Capital Small Finance Bank reported a full-year FY26 net profit of ₹141.39 Cr on total revenue of ₹1,146.87 Cr. The bank saw robust revenue growth of 15.3% year-on-year, with Q4 FY26 revenue climbing 16.3% to ₹298.92 Cr and profit reaching ₹40.08 Cr. While strong business expansion drove revenue gains, rising expenses and interest costs tempered profit growth.

Financial Results for FY26

The bank announced its financial results for the year ended March 31, 2026. For the fourth quarter, net profit was ₹40.08 Cr on total revenue of ₹298.92 Cr. This marked a 16.3% year-on-year increase in revenue compared to the prior year. Annually, total revenue grew 15.3% to ₹1,146.87 Cr. Full-year net profit rose 7.4% to ₹141.39 Cr from ₹131.65 Cr in FY25.

Business Growth and Profitability

The sustained business expansion is evident in deposit and advances growth exceeding 20%. While this revenue growth is healthy, the profit growth was slower due to rising operational and interest expenses. Positive signals include slight improvements in asset quality, with Gross NPAs falling to 2.54% and Net NPAs to 1.24%.

Company Background

Capital Small Finance Bank, founded in 2017, is focused on enhancing financial inclusion in India. The bank completed its Initial Public Offering (IPO) in November 2023, which strengthened its capital base for future expansion. The small finance bank sector plays a crucial role in India's financial inclusion goals, operating within a competitive and evolving regulatory landscape.

Shareholder Returns and Investor Outlook

For shareholders, the bank has proposed a dividend of ₹5 per share for FY26. The growth in deposits and loans positions the bank for continued interest income in the future. Investors will be watching how effectively Capital SFB manages its rising expenses and interest costs to boost profit margins.
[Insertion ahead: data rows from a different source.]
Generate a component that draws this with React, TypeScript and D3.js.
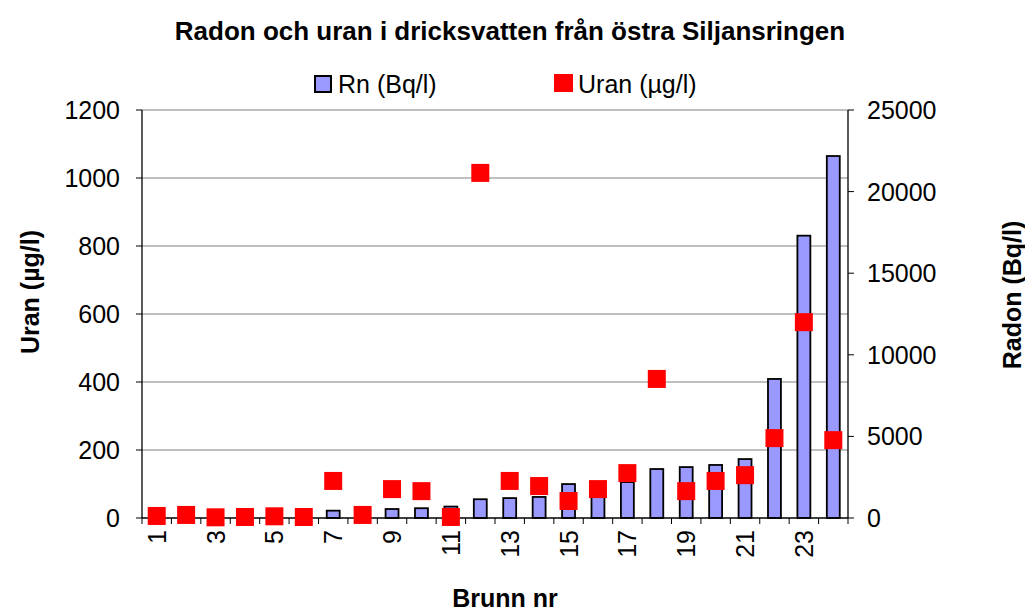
import React, { useEffect, useRef } from 'react';
import * as d3 from 'd3';

const wells = d3.range(1, 25).map(String);
const radon = [100, 100, 80, 100, 90, 80, 450, 100, 550, 600, 700, 1150, 1220, 1290, 2080, 1290, 2200, 3000, 3120, 3250, 3610, 8520, 17300, 22180];
const uran = [6, 9, 2, 3, 5, 3, 109, 9, 85, 79, 3, 1015, 109, 94, 50, 85, 132, 409, 79, 109, 126, 235, 576, 229];
const leftTicks = [0, 200, 400, 600, 800, 1000, 1200];
const rightTicks = [0, 5000, 10000, 15000, 20000, 25000];

const App: React.FC = () => {
  const ref = useRef<SVGSVGElement>(null);

  useEffect(() => {
    if (!ref.current) return;
    const svg = d3.select(ref.current);
    svg.selectAll('*').remove();
    const font = 'Liberation Sans, Arial, sans-serif';
    const left = 142, right = 848, top = 110, bottom = 518;

    const x = d3.scaleBand().domain(wells).range([left, right]);
    const yU = d3.scaleLinear().domain([0, 1200]).range([bottom, top]);
    const yR = d3.scaleLinear().domain([0, 25000]).range([bottom, top]);

    // gridlines
    svg.append('g').selectAll('line').data(leftTicks.filter(t => t > 0)).join('line')
      .attr('x1', left).attr('x2', right)
      .attr('y1', d => yU(d)).attr('y2', d => yU(d))
      .attr('stroke', '#808080').attr('stroke-width', 1);

    // bars
    const bw = x.bandwidth() * 0.44;
    svg.append('g').selectAll('rect').data(radon).join('rect')
      .attr('x', (d, i) => x(wells[i])! + (x.bandwidth() - bw) / 2)
      .attr('y', d => yR(d))
      .attr('width', bw)
      .attr('height', d => bottom - yR(d))
      .attr('fill', '#9999FF').attr('stroke', '#000').attr('stroke-width', 1.8);

    // axes
    const ax = svg.append('g').attr('font-family', font).attr('font-size', 25).attr('fill', '#000');
    ax.append('line').attr('x1', left).attr('x2', left).attr('y1', top).attr('y2', bottom).attr('stroke', '#000').attr('stroke-width', 1.3);
    ax.append('line').attr('x1', right).attr('x2', right).attr('y1', top).attr('y2', bottom).attr('stroke', '#000').attr('stroke-width', 1.3);
    ax.append('line').attr('x1', left).attr('x2', right).attr('y1', bottom).attr('y2', bottom).attr('stroke', '#000').attr('stroke-width', 1.3);

    leftTicks.forEach(t => {
      ax.append('line').attr('x1', left - 6).attr('x2', left).attr('y1', yU(t)).attr('y2', yU(t)).attr('stroke', '#000');
      ax.append('text').attr('x', left - 22).attr('y', yU(t)).attr('dy', '0.36em').attr('text-anchor', 'end').text(t);
    });
    rightTicks.forEach(t => {
      ax.append('line').attr('x1', right).attr('x2', right + 6).attr('y1', yR(t)).attr('y2', yR(t)).attr('stroke', '#000');
      ax.append('text').attr('x', right + 19).attr('y', yR(t)).attr('dy', '0.36em').attr('text-anchor', 'start').text(t);
    });
    const bounds = wells.map(w => x(w)!).concat([right]);
    bounds.forEach(b => {
      ax.append('line').attr('x1', b).attr('x2', b).attr('y1', bottom).attr('y2', bottom + 6).attr('stroke', '#000');
    });
    wells.forEach((w, i) => {
      if (i % 2 !== 0) return;
      const cx = x(w)! + x.bandwidth() / 2;
      ax.append('text')
        .attr('transform', `translate(${cx},${bottom + 12}) rotate(-90)`)
        .attr('dy', '0.36em').attr('text-anchor', 'end').text(w);
    });

    // uran markers
    const ms = 18;
    svg.append('g').selectAll('rect').data(uran).join('rect')
      .attr('x', (d, i) => x(wells[i])! + x.bandwidth() / 2 - ms / 2)
      .attr('y', d => yU(d) - ms / 2)
      .attr('width', ms).attr('height', ms)
      .attr('fill', '#FF0000');

    // titles
    const t = svg.append('g').attr('font-family', font).attr('fill', '#000').attr('font-weight', 'bold');
    t.append('text').attr('x', 510).attr('y', 40).attr('text-anchor', 'middle')
      .attr('font-size', 26).text('Radon och uran i dricksvatten från östra Siljansringen');
    t.append('text').attr('x', 505).attr('y', 607).attr('text-anchor', 'middle')
      .attr('font-size', 25).text('Brunn nr');
    t.append('text').attr('transform', 'translate(30,292) rotate(-90)').attr('dy', '0.36em').attr('text-anchor', 'middle')
      .attr('font-size', 25).text('Uran (µg/l)');
    t.append('text').attr('transform', 'translate(1012,295) rotate(-90)').attr('dy', '0.36em').attr('text-anchor', 'middle')
      .attr('font-size', 25).text('Radon (Bq/l)');

    // legend
    const lg = svg.append('g').attr('font-family', font).attr('font-size', 25).attr('fill', '#000');
    lg.append('rect').attr('x', 315).attr('y', 76).attr('width', 16).attr('height', 16)
      .attr('fill', '#9999FF').attr('stroke', '#000').attr('stroke-width', 2);
    lg.append('text').attr('x', 338).attr('y', 93).text('Rn (Bq/l)');
    lg.append('rect').attr('x', 554).attr('y', 74).attr('width', 19).attr('height', 18).attr('fill', '#FF0000');
    lg.append('text').attr('x', 578).attr('y', 93).text('Uran (µg/l)');
  }, []);

  return <svg ref={ref} width={1025} height={614} style={{ position: 'absolute', left: 0, top: 0 }} />;
};

export default App;
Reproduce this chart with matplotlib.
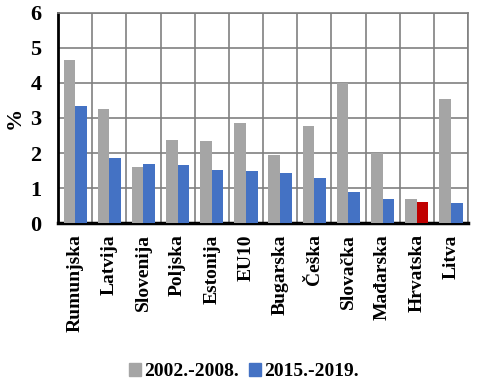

Expense Pressures and One-Time Charges

A key challenge is expense management, with annual total expenses (excluding provisions) rising 15.36%, slightly faster than revenue growth. Interest expenditure also increased significantly, from ₹498.30 Cr to ₹587.18 Cr year-on-year. The bank also recorded a one-time charge of ₹12.93 lacs related to past service costs for new labor codes.

Competitive Landscape

Capital SFB competes in the small finance bank sector with players such as AU Small Finance Bank, Equitas Small Finance Bank, and Ujjivan Small Finance Bank, all targeting growth in retail and financial inclusion segments. These peers generally pursue similar revenue growth strategies and prioritize asset quality management in a competitive market.

Key Financial Metrics:

  • Standalone Net Profit FY26: ₹141.39 Cr
  • Standalone Total Revenue FY26: ₹1,146.87 Cr
  • Standalone Net Profit YoY Growth FY26: 7.40%
  • Standalone Total Revenue YoY Growth FY26: 15.32%
  • Standalone Deposits Growth FY26: 20.37%
  • Standalone Advances Growth FY26: 20.90%
  • Standalone Gross NPA FY26: 2.54%
  • Standalone Net NPA FY26: 1.24%

What to Track Next

Investors will be watching management's commentary on expense control and strategies to manage interest costs. Future dividend policy, capital adequacy ratios, and progress on further NPA reduction will also be key. Additionally, the impact of new regulatory changes and the momentum of deposit and advance growth in upcoming quarters will be closely monitored.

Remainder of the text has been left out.